> _Available records_
____________

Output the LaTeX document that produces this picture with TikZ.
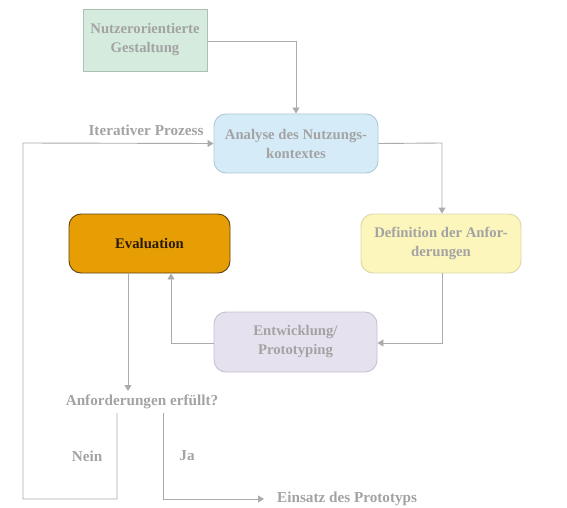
\documentclass[tikz,border=0pt]{standalone}
\usepackage{fontspec}
\setmainfont{Liberation Serif}
\usetikzlibrary{arrows.meta}
\definecolor{txtgray}{HTML}{A3A3A3}
\definecolor{linegray}{HTML}{ABABAB}
\definecolor{greenfill}{HTML}{D4EBDD}
\definecolor{greenline}{HTML}{AEBFB4}
\definecolor{bluefill}{HTML}{D5ECF8}
\definecolor{blueline}{HTML}{AFC8D6}
\definecolor{yellowfill}{HTML}{FCF5BC}
\definecolor{yellowline}{HTML}{DCD6A8}
\definecolor{lavfill}{HTML}{E6E1EF}
\definecolor{lavline}{HTML}{C6C0D0}
\definecolor{orangefill}{HTML}{E79E05}
\definecolor{orangeline}{HTML}{5E4313}
\definecolor{evaltext}{HTML}{2B1A05}
\tikzset{
  box/.style={draw, line width=0.9pt, align=center, font=\bfseries\fontsize{14.7}{19}\selectfont, text=txtgray, inner sep=0pt},
  rbox/.style={box, rounded corners=12pt},
  conn/.style={draw=linegray, line width=0.9pt},
  arr/.style={conn, -{Triangle[width=7pt,length=6pt]}},
  lbl/.style={font=\bfseries\fontsize{15.2}{19}\selectfont, text=txtgray, inner sep=0pt}
}
\begin{document}
\begin{tikzpicture}[x=1pt,y=-1pt]
\useasboundingbox (0,0) rectangle (567,508);
\node[box, fill=greenfill, draw=greenline, minimum width=124pt, minimum height=62pt] (nutzer) at (145,40) {Nutzerorientierte\\Gestaltung};
\node[rbox, fill=bluefill, draw=blueline, minimum width=164pt, minimum height=59pt] (analyse) at (296,143.5) {Analyse des Nutzungs-\\kontextes};
\node[rbox, fill=yellowfill, draw=yellowline, minimum width=160pt, minimum height=59pt] (def) at (441,243.5) {Definition der Anfor-\\derungen};
\node[rbox, fill=orangefill, draw=orangeline, text=evaltext, minimum width=161pt, minimum height=59pt] (eval) at (149.5,243.5) {Evaluation};
\node[rbox, fill=lavfill, draw=lavline, minimum width=163pt, minimum height=60pt] (entw) at (295.5,342) {Entwicklung/\\Prototyping};
\node[lbl] (iter) at (146,130) {Iterativer Prozess};
\node[lbl] (frage) at (142,402) {Anforderungen erfüllt?};
\node[lbl] (nein) at (87,456) {Nein};
\node[lbl] (ja) at (187,456) {Ja};
\node[lbl, anchor=west] (einsatz) at (277,499) {Einsatz des Prototyps};
\coordinate (nutzerR) at (nutzer.east |- 0,41);
\coordinate (nutzerK) at (296,41);
\draw[arr] (nutzerR) -- (nutzerK) -- (analyse.north);
\coordinate (defK) at (442,143);
\draw[arr] (analyse.east) -- (defK) -- (defK |- def.north);
\coordinate (defK2) at (442,343);
\draw[arr] (defK |- def.south) -- (defK2) -- (entw.east |- defK2);
\coordinate (entwK) at (171,343);
\draw[arr] (entw.west |- defK2) -- (entwK) -- (entwK |- eval.south);
\coordinate (evalB) at (128,273);
\coordinate (frageT) at (128,391);
\draw[arr] (evalB) -- (frageT);
\coordinate (neinT) at (117,413);
\coordinate (neinB) at (117,499);
\coordinate (neinL) at (23,499);
\coordinate (iterL) at (23,143);
\draw[arr] (neinT) -- (neinB) -- (neinL) -- (iterL) -- (analyse.west);
\coordinate (jaT) at (163,413);
\coordinate (jaB) at (163,499);
\draw[arr, shorten >=13pt] (jaT) -- (jaB) -- (einsatz.west);
\end{tikzpicture}
\end{document}
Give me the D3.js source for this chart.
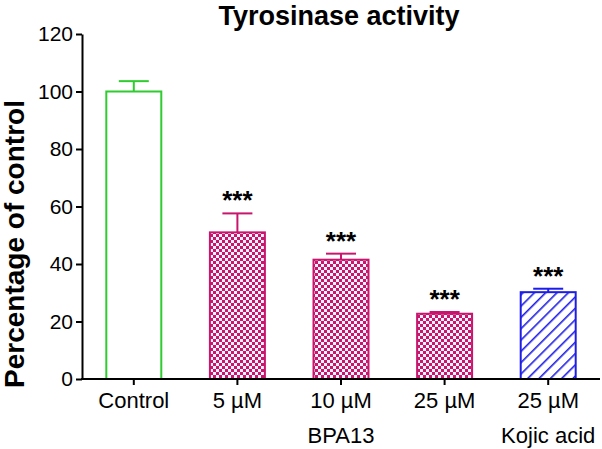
<!DOCTYPE html>
<html>
<head>
<meta charset="utf-8">
<script src="https://cdn.jsdelivr.net/npm/d3@7"></script>
<style>
  html, body { margin: 0; padding: 0; background: #fff; }
  svg { display: block; font-family: "Liberation Sans", Arial, sans-serif; }
</style>
</head>
<body>
<svg id="chart" width="602" height="449"></svg>
<script>
// ---- data ----
const ids = ["control", "bpa5", "bpa10", "bpa25", "kojic25"];
const doseLabels = ["Control", "5 µM", "10 µM", "25 µM", "25 µM"];
const groupLabels = ["", "", "BPA13", "", "Kojic acid"];
const treatments = ["control", "BPA13", "BPA13", "BPA13", "Kojic acid"];
const values = [100, 51, 41.5, 22.7, 30.2];
const errors = [3.6, 6.6, 2.1, 0.6, 1.2];
const significance = ["", "***", "***", "***", "***"];
const yTicks = [0, 20, 40, 60, 80, 100, 120];
const title = "Tyrosinase activity";
const yTitle = "Percentage of control";

// ---- setup ----
const svg = d3.select("#chart");
const margin = { left: 82, right: 2, top: 34, bottom: 70 };
const W = 602, H = 449;
const x = d3.scaleBand().domain(ids).range([margin.left, W - margin.right])
  .paddingInner(0.45).paddingOuter(0.225);
const y = d3.scaleLinear().domain([0, 120]).range([379, 34]);

const green = "#2ecc2e", magenta = "#c8166e", blue = "#1d1de6";

const defs = svg.append("defs");
const chk = defs.append("pattern").attr("id", "checker")
  .attr("patternUnits", "userSpaceOnUse").attr("width", 6).attr("height", 6);
chk.append("rect").attr("width", 6).attr("height", 6).attr("fill", "#fdf2f7");
chk.append("rect").attr("width", 3).attr("height", 3).attr("fill", magenta);
chk.append("rect").attr("x", 3).attr("y", 3).attr("width", 3).attr("height", 3).attr("fill", magenta);

const hatch = defs.append("pattern").attr("id", "hatch")
  .attr("patternUnits", "userSpaceOnUse").attr("width", 8).attr("height", 8)
  .attr("patternTransform", "rotate(45)");
hatch.append("rect").attr("width", 8).attr("height", 8).attr("fill", "#fff");
hatch.append("line").attr("x1", 0).attr("y1", 0).attr("x2", 0).attr("y2", 8)
  .attr("stroke", blue).attr("stroke-width", 3.2);

const style = {
  "control": { fill: "#fff", stroke: green },
  "BPA13": { fill: "url(#checker)", stroke: magenta },
  "Kojic acid": { fill: "url(#hatch)", stroke: blue }
};

const data = ids.map((id, i) => ({
  id, value: values[i], err: errors[i], sig: significance[i],
  dose: doseLabels[i], group: groupLabels[i], treat: treatments[i]
}));

// ---- error bars ----
const capW = 30;
const eb = svg.append("g");
data.forEach(d => {
  const cx = x(d.id) + x.bandwidth() / 2;
  const c = style[d.treat].stroke;
  eb.append("line").attr("x1", cx).attr("x2", cx)
    .attr("y1", y(d.value)).attr("y2", y(d.value + d.err))
    .attr("stroke", c).attr("stroke-width", 2);
  eb.append("line").attr("x1", cx - capW / 2).attr("x2", cx + capW / 2)
    .attr("y1", y(d.value + d.err)).attr("y2", y(d.value + d.err))
    .attr("stroke", c).attr("stroke-width", 2);
});

// ---- bars ----
svg.append("g").selectAll("rect").data(data).join("rect")
  .attr("x", d => x(d.id) + 1)
  .attr("y", d => y(d.value))
  .attr("width", x.bandwidth() - 2)
  .attr("height", d => y(0) - y(d.value))
  .attr("fill", d => style[d.treat].fill)
  .attr("stroke", d => style[d.treat].stroke)
  .attr("stroke-width", 2);

// ---- significance ----
svg.append("g").selectAll("text").data(data).join("text")
  .attr("x", d => x(d.id) + x.bandwidth() / 2)
  .attr("y", d => y(d.value + d.err) - 4)
  .attr("text-anchor", "middle")
  .attr("font-size", 26)
  .attr("font-weight", "bold")
  .attr("fill", "#000")
  .text(d => d.sig);

// ---- axes ----
const yAxis = svg.append("g").attr("transform", `translate(${margin.left},0)`)
  .call(d3.axisLeft(y).tickValues(yTicks).tickSize(6).tickSizeOuter(0));
yAxis.select(".domain").attr("stroke-width", 2);
yAxis.selectAll(".tick line").attr("stroke-width", 2);
yAxis.selectAll(".tick text").attr("font-size", 21).attr("fill", "#000")
  .attr("font-family", "Liberation Sans, Arial, sans-serif").attr("x", -9);

const xAxis = svg.append("g").attr("transform", `translate(0,${y(0)})`)
  .call(d3.axisBottom(x).tickSize(6).tickSizeOuter(0).tickFormat(() => ""));
xAxis.select(".domain").attr("stroke-width", 2).attr("d", `M${margin.left - 1},0H${W - 2}`);
xAxis.selectAll(".tick line").attr("stroke-width", 2);

const xl = svg.append("g").attr("font-size", 22).attr("text-anchor", "middle");
data.forEach(d => {
  const cx = x(d.id) + x.bandwidth() / 2;
  xl.append("text").attr("x", cx).attr("y", 408).text(d.dose);
  if (d.group) xl.append("text").attr("x", cx).attr("y", 443).text(d.group);
});

// ---- titles ----
svg.append("text").attr("x", 339).attr("y", 25).attr("text-anchor", "middle")
  .attr("font-size", 27).attr("font-weight", "bold").text(title);
svg.append("text").attr("transform", "translate(24,244) rotate(-90)")
  .attr("text-anchor", "middle").attr("font-size", 28).attr("font-weight", "bold")
  .text(yTitle);
</script>
</body>
</html>
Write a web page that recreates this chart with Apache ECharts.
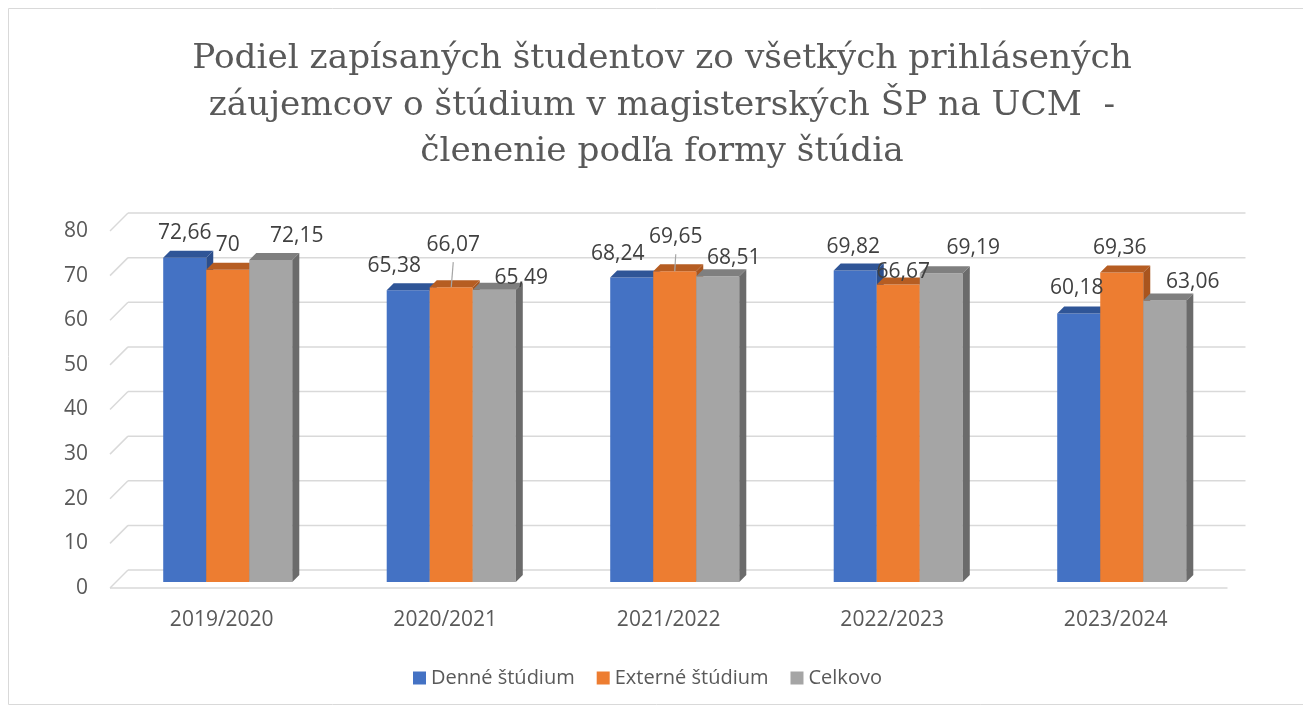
<!DOCTYPE html>
<html>
<head>
<meta charset="utf-8">
<script src="https://cdn.jsdelivr.net/npm/echarts@6/dist/echarts.min.js"></script>
<style>
  html, body { margin: 0; padding: 0; background: #fff; }
  #chart { width: 1303px; height: 710px; }
</style>
</head>
<body>
<div id="chart"></div>
<script>
const categories = ["2019/2020", "2020/2021", "2021/2022", "2022/2023", "2023/2024"];
const denneStudium = [72.66, 65.38, 68.24, 69.82, 60.18];
const externeStudium = [70, 66.07, 69.65, 66.67, 69.36];
const celkovo = [72.15, 65.49, 68.51, 69.19, 63.06];
const yTicks = [0, 10, 20, 30, 40, 50, 60, 70, 80];

// label nudges (px) relative to the bar's front top centre, as Excel placed them
const labelNudge = [
  [[0, -25], [-14, -24], [-14, -23.5], [-2, -23], [-2, -25]],
  [[0, -25], [2, -42, true], [1, -34, true], [5, -12.5], [-2, -24.5]],
  [[26, -24], [27, -12], [16, -18], [32, -25], [28, -19]]
];

const palette = [
  { front: "#4472C4", top: "#2F5597", side: "#2B4E8C" },
  { front: "#ED7D31", top: "#B65D22", side: "#A9551E" },
  { front: "#A5A5A5", top: "#7F7F7F", side: "#6B6B6B" }
];

const WALL = 18;   // depth of the back wall
const SHIFT = 6;   // bars sit this far behind the front edge
const DEPTH = 7;   // bar depth
const textFont = "Open Sans";

const fmt = (v) => String(v).replace(".", ",");

function wallItem(params, api) {
  const cs = params.coordSys;
  const y = api.coord([0, api.value(1)])[1];
  const x0 = cs.x;
  const x1 = cs.x + cs.width;
  const line = { stroke: "#D9D9D9", lineWidth: 1.5 };
  const children = [
    { type: "line", shape: { x1: x0, y1: y, x2: x0 + WALL, y2: y - WALL }, style: line },
    { type: "line", shape: { x1: x0 + WALL, y1: y - WALL, x2: x1 + WALL, y2: y - WALL }, style: line }
  ];
  if (api.value(1) === 0) {
    children.push({ type: "line", shape: { x1: x0, y1: y, x2: x1, y2: y }, style: line });
  }
  return { type: "group", children };
}

function barRenderer(k) {
  return function (params, api) {
    const idx = api.value(0);
    const v = api.value(1);
    const band = api.size([1, 0])[0];
    const w = band * 0.1925;
    const centre = api.coord([idx, 0])[0];
    const y0 = api.coord([idx, 0])[1] - SHIFT;
    const yTop = api.coord([idx, v])[1] - SHIFT;
    const x = centre - 1.5 * w + SHIFT + k * w;
    const c = palette[k];
    const d = DEPTH;
    const children = [
      { type: "rect", shape: { x: x, y: yTop, width: w, height: y0 - yTop }, style: { fill: c.front } },
      { type: "polygon", shape: { points: [[x, yTop], [x + w, yTop], [x + w + d, yTop - d], [x + d, yTop - d]] }, style: { fill: c.top } },
      { type: "polygon", shape: { points: [[x + w, yTop], [x + w + d, yTop - d], [x + w + d, y0 - d], [x + w, y0]] }, style: { fill: c.side } }
    ];
    const nudge = labelNudge[k][idx];
    const lx = x + w / 2 + nudge[0];
    const ly = yTop + nudge[1];
    if (nudge[2]) {
      children.push({ type: "line", z2: 5, shape: { x1: lx, y1: ly + 17, x2: x + w / 2, y2: yTop }, style: { stroke: "#A6A6A6", lineWidth: 1.2 } });
    }
    children.push({
      type: "text", z2: 10,
      style: { x: lx, y: ly, text: fmt(v), fill: "#404040", font: "21px '" + textFont + "'", align: "center", verticalAlign: "middle" }
    });
    return { type: "group", children };
  };
}

const chart = echarts.init(document.getElementById("chart"));

const seriesDefs = [
  { name: "Denné štúdium", values: denneStudium },
  { name: "Externé štúdium", values: externeStudium },
  { name: "Celkovo", values: celkovo }
];

chart.setOption({
  animation: false,
  graphic: [
    { type: "rect", shape: { x: 8.5, y: 8.5, width: 1310, height: 696 }, style: { fill: null, stroke: "#D9D9D9", lineWidth: 1 }, silent: true },
    {
      type: "text", x: 662, y: 36,
      style: {
        text: "Podiel zapísaných študentov zo všetkých prihlásených\nzáujemcov o štúdium v magisterských ŠP na UCM  -\nčlenenie podľa formy štúdia",
        font: "34.3px 'DejaVu Serif'", fill: "#595959", align: "center", verticalAlign: "top", lineHeight: 46.5
      }
    }
  ],
  legend: {
    left: 408,
    top: 663,
    icon: "rect",
    itemWidth: 13,
    itemHeight: 13,
    itemGap: 22,
    textStyle: { color: "#595959", fontSize: 20, fontFamily: textFont },
    data: seriesDefs.map((s) => s.name)
  },
  grid: { left: 110, right: 75.5, top: 231, bottom: 122 },
  xAxis: {
    type: "category",
    data: categories,
    axisLine: { show: false },
    axisTick: { show: false },
    splitLine: { show: false },
    axisLabel: { color: "#595959", fontSize: 21, fontFamily: textFont, margin: 22 }
  },
  yAxis: {
    type: "value",
    min: 0,
    max: 80,
    interval: 10,
    axisLine: { show: false },
    axisTick: { show: false },
    splitLine: { show: false },
    axisLabel: { color: "#595959", fontSize: 21, fontFamily: textFont, margin: 22 }
  },
  series: [
    {
      type: "custom",
      name: "wall",
      silent: true,
      renderItem: wallItem,
      encode: { x: 0, y: 1 },
      data: yTicks.map((t) => [0, t]),
      z: 1
    }
  ].concat(seriesDefs.map((s, k) => ({
    type: "custom",
    name: s.name,
    itemStyle: { color: palette[k].front },
    renderItem: barRenderer(k),
    encode: { x: 0, y: 1 },
    data: s.values.map((v, i) => [i, v]),
    z: 2
  })))
});
</script>
</body>
</html>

____________

Begin with the line that contains "Write a web", end with the line that contains "60, 70, 80];", and set down every line in that range exactly as it stands, minus the pictures.

> _Task response_
Write a web page that recreates this chart with Apache ECharts.
<!DOCTYPE html>
<html>
<head>
<meta charset="utf-8">
<script src="https://cdn.jsdelivr.net/npm/echarts@6/dist/echarts.min.js"></script>
<style>
  html, body { margin: 0; padding: 0; background: #fff; }
  #chart { width: 1303px; height: 710px; }
</style>
</head>
<body>
<div id="chart"></div>
<script>
const categories = ["2019/2020", "2020/2021", "2021/2022", "2022/2023", "2023/2024"];
const denneStudium = [72.66, 65.38, 68.24, 69.82, 60.18];
const externeStudium = [70, 66.07, 69.65, 66.67, 69.36];
const celkovo = [72.15, 65.49, 68.51, 69.19, 63.06];
const yTicks = [0, 10, 20, 30, 40, 50, 60, 70, 80];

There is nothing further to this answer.